I have to leave my Grinch-ness at the door when I write stuff like this. But I do know there's a natural curiosity about when the first freeze and the first snowfall will occur in this part of Michigan. People now have big, over-the-top gender reveal parties, some that would be the envy of a Hollywood producer, but curiosity about coming snowfall might be close the same level.

Skiing enthusiasts, of course, want to know, but plenty of people love this month leading into Thanksgiving and then to the Christmas holidays. However. predicting an exact date for a weather occurrence is a bit folly. In some ways, I'm surprised the betting apps aren't taking wagers on this stuff.

The one that always sticks in the craw is the Farmers' Almanac. How can something written in the summer tell what's going to happen in November and December? Here's an example of what I'm saying. The Farmers Almanac had us having snow yesterday and today. Hmmm. Maybe again in about ten days. And then about every ten days until Christmas. What?

Jumping on the National Weather Service site, the next 30 days here are expected to be warmer and wetter than normal. That sure doesn't sound snow-packed to me. But here's something to consider. Let's look back twenty-four years ago. Picture it, 1997. It was just a week into fall, but on September 27th, Kalamazoo got hit with a freak blizzard. A ton of wet snow fell on the city, especially the west side. And the leaves hadn't fallen off the trees.
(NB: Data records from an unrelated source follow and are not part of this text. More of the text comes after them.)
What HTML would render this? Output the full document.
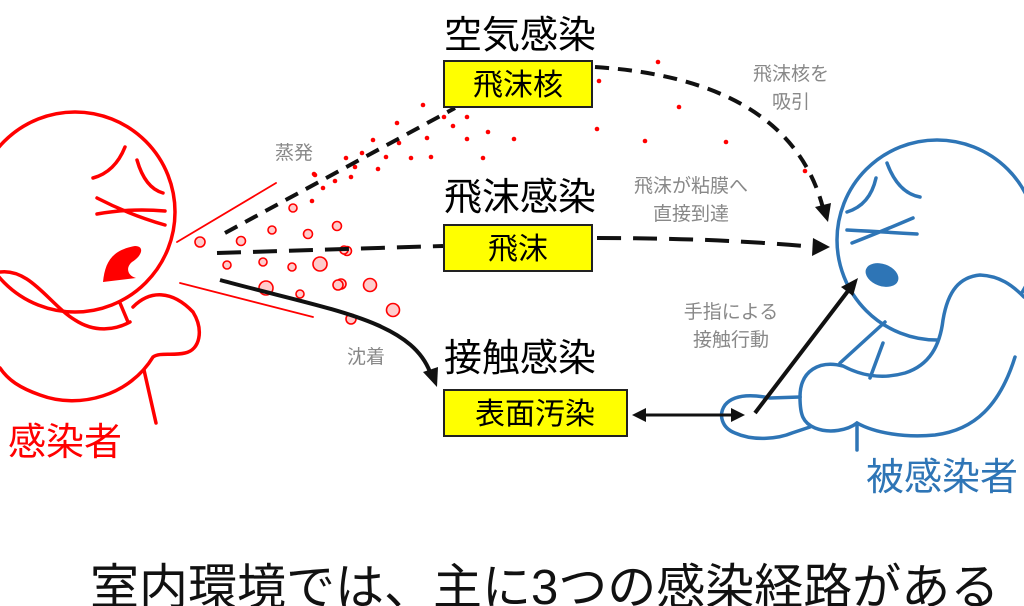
<!DOCTYPE html>
<html><head><meta charset="utf-8"><style>
html,body{margin:0;padding:0;background:#fff;}
svg{display:block;}
text{font-family:"Liberation Sans","Noto Sans CJK JP",sans-serif;}
</style></head><body>
<svg width="1024" height="606" viewBox="0 0 1024 606" xmlns="http://www.w3.org/2000/svg">
<!-- left person -->
<g fill="none" stroke="#f00" stroke-width="3.5" stroke-linecap="round">
<circle cx="75" cy="212" r="100"/>
<path d="M125,147 Q115,172 93,178"/>
<path d="M137,160 Q145,188 163,193"/>
<path d="M97,198 Q130,215 165,225"/>
<path d="M97,214 Q130,208 165,211"/>
<path d="M0,272 C30,268 50,305 75,320 C95,333 115,330 130,322"/>
<path d="M120,303 L128,322"/>
<path d="M133,307 C150,290 172,290 193,312 C204,330 200,350 185,353 C172,356 160,352 153,357 C130,395 80,410 40,395 C20,388 8,380 0,368"/>
<path d="M144,370 L156,423"/>
<path d="M177,242 L276,183" stroke-width="1.8"/>
<path d="M180,283 L313,317" stroke-width="1.8"/>
</g>
<path d="M103,282 C105,262 112,250 135,246 C145,246 142,256 132,262 C125,268 128,276 136,278 Z" fill="#f00"/>
<!-- right person -->
<g fill="none" stroke="#2e75b6" stroke-width="3.5" stroke-linecap="round">
<circle cx="937" cy="240" r="100"/>
<path d="M876,178 Q870,205 847,212"/>
<path d="M887,163 Q898,193 920,197"/>
<path d="M847,230 Q885,232 917,234"/>
<path d="M852,243 Q885,230 913,218"/>
<path d="M840,363 L885,322"/>
</g>
<path d="M800,397 C800,370 820,360 843,366 C860,375 880,380 905,373 C930,365 940,345 943,320 C948,290 960,277 980,275 C1000,276 1012,285 1024,297 L1024,340 L1015,357 C1000,405 975,430 935,435 C905,438 875,433 857,423 C848,430 830,434 815,428 C803,423 800,415 800,397 Z" fill="#fff" stroke="none"/>
<g fill="none" stroke="#2e75b6" stroke-width="3.5" stroke-linecap="round">
<path d="M883,343 L870,378"/>
<path d="M800,397 C800,370 820,360 843,366 C860,375 880,380 905,373 C930,365 940,345 943,320 C948,290 960,277 980,275 C1000,276 1012,285 1024,297"/>
<path d="M800,397 L770,398 C755,395 735,393 725,405 C718,415 722,428 735,433 C755,442 780,438 792,433 L810,427"/>
<path d="M800,397 C800,415 803,423 815,428 C830,434 848,430 857,423 C875,433 905,438 935,435 C975,430 1000,405 1015,357"/>
<path d="M857,423 L857,450"/>
</g>
<ellipse cx="882" cy="275" rx="17" ry="11" transform="rotate(20 882 275)" fill="#2e75b6"/>
<!-- small red dots -->
<g fill="#f00">
<circle cx="658" cy="62" r="2.3"/><circle cx="599" cy="81" r="2.3"/><circle cx="679" cy="107" r="2.3"/><circle cx="423" cy="105" r="2.3"/><circle cx="467" cy="117" r="2.3"/><circle cx="444" cy="117" r="2.3"/><circle cx="453" cy="126" r="2.3"/><circle cx="397" cy="123" r="2.3"/><circle cx="373" cy="140" r="2.3"/><circle cx="427" cy="138" r="2.3"/><circle cx="467" cy="139" r="2.3"/><circle cx="488" cy="132" r="2.3"/><circle cx="514" cy="139" r="2.3"/><circle cx="597" cy="129" r="2.3"/><circle cx="645" cy="141" r="2.3"/><circle cx="726" cy="142" r="2.3"/><circle cx="805" cy="171" r="2.3"/><circle cx="399" cy="143" r="2.3"/><circle cx="386" cy="157" r="2.3"/><circle cx="362" cy="153" r="2.3"/><circle cx="411" cy="158" r="2.3"/><circle cx="431" cy="157" r="2.3"/><circle cx="483" cy="158" r="2.3"/><circle cx="346" cy="158" r="2.3"/><circle cx="355" cy="167" r="2.3"/><circle cx="378" cy="169" r="2.3"/><circle cx="351" cy="177" r="2.3"/><circle cx="335" cy="181" r="2.3"/><circle cx="314" cy="174" r="2.3"/><circle cx="323" cy="188" r="2.3"/><circle cx="312" cy="201" r="2.3"/><circle cx="315" cy="175" r="2.3"/>
</g>
<!-- droplets -->
<g fill="#fcc" stroke="#f00" stroke-width="1.6">
<circle cx="200" cy="242" r="5"/><circle cx="241" cy="241" r="4.5"/><circle cx="272" cy="230" r="4"/><circle cx="293" cy="208" r="4"/><circle cx="308" cy="234" r="4.5"/><circle cx="337" cy="226" r="4.5"/><circle cx="227" cy="265" r="4"/><circle cx="263" cy="262" r="4"/><circle cx="292" cy="267" r="4"/><circle cx="320" cy="264" r="7"/><circle cx="347" cy="251" r="4.5"/><circle cx="266" cy="288" r="7"/><circle cx="300" cy="294" r="4"/><circle cx="341" cy="284" r="5"/><circle cx="370" cy="285" r="6.5"/><circle cx="393" cy="310" r="6.5"/><circle cx="351" cy="319" r="5"/><circle cx="344" cy="250" r="4"/><circle cx="338" cy="285" r="5"/>
</g>
<!-- connectors -->
<g fill="none" stroke="#111" stroke-width="4">
<path d="M225,233 L455,108" stroke-dasharray="14,9"/>
<path d="M217,253 L443,246" stroke-dasharray="24,12"/>
<path d="M597,238 Q720,238 815,247" stroke-dasharray="24,12"/>
<path d="M595,67 C720,75 800,120 823,208" stroke-dasharray="14,9"/>
<path d="M220,280 C330,310 410,320 430,372"/>
<path d="M645,415 L732,415" stroke-width="3"/>
<path d="M755,413 L848,291"/>
</g>
<g fill="#111">
<path d="M830,247 L813,238 L812,256 Z"/>
<path d="M828,222 L815,207 L831,203 Z"/>
<path d="M437,387 L423,372 L438,367 Z"/>
<path d="M632,415 L646,408 L646,422 Z"/>
<path d="M745,415 L731,408 L731,422 Z"/>
<path d="M858,278 L841,287 L853,296 Z"/>
</g>
<!-- boxes -->
<g fill="#ff0" stroke="#222" stroke-width="2">
<rect x="444" y="61" width="148" height="46"/>
<rect x="444" y="225" width="148" height="46"/>
<rect x="444" y="390" width="183" height="46"/>
</g>
<g font-size="30" fill="#000" text-anchor="middle">
<text x="518" y="95">飛沫核</text>
<text x="518" y="259">飛沫</text>
<text x="535" y="424">表面汚染</text>
</g>
<g font-size="38" fill="#000">
<text x="444" y="48">空気感染</text>
<text x="444" y="210">飛沫感染</text>
<text x="444" y="371">接触感染</text>
</g>
<g font-size="19" fill="#888" text-anchor="middle">
<text x="294" y="159">蒸発</text>
<text x="366" y="363">沈着</text>
<text x="791" y="80">飛沫核を</text>
<text x="791" y="108">吸引</text>
<text x="691" y="192">飛沫が粘膜へ</text>
<text x="691" y="220">直接到達</text>
<text x="731" y="318">手指による</text>
<text x="731" y="346">接触行動</text>
</g>
<text x="8" y="455" font-size="38" fill="#f00">感染者</text>
<text x="866" y="490" font-size="38" fill="#2e75b6">被感染者</text>
<text x="90" y="604" font-size="49" fill="#111">室内環境では、主に3つの感染経路がある</text>
</svg>
</body></html>
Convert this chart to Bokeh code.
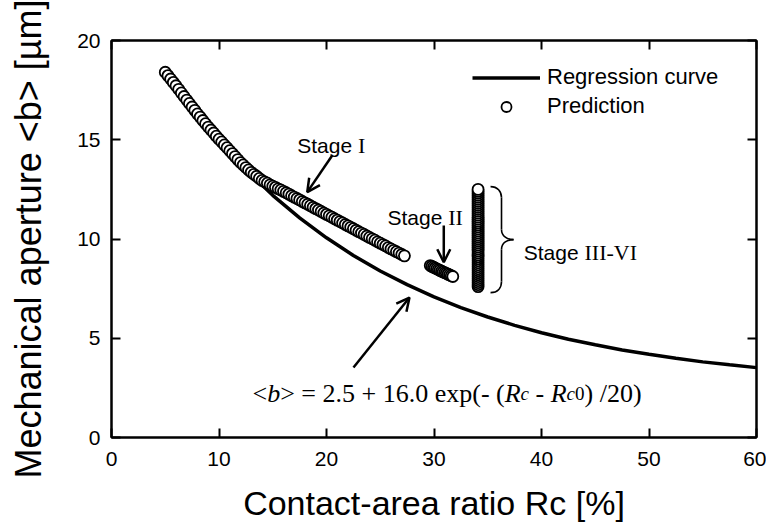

Neighborhoods looked like warzones, with branches everywhere, having fallen from the weight of that wet snow.

We used to carry forecasts from the Weather Channel on the radio stations, and I got to be friends with a few of the forecasters. One of them let me in on a little secret. He said, "anything beyond 36 hours is a guess". oK, slightly beyond those 36 hours is an educated guess, but 60 days? C'mon now. Yes, we have computer models now and we can see trends building. Recently, stories have been popping up about La Nina conditions developing. "La Niña falls tend to be a bit drier and warmer across the Midwest, but there is A LOT of variability between La Niña years,” in this Yahoo story.
By the way, it looks like this is going to be the second La Nina year in a row, a "double-dipper" in the weather biz.

So there you have it. When are we getting the first snow? Check with me 36 hours before it happens and I'll tell you, reasonable certainty.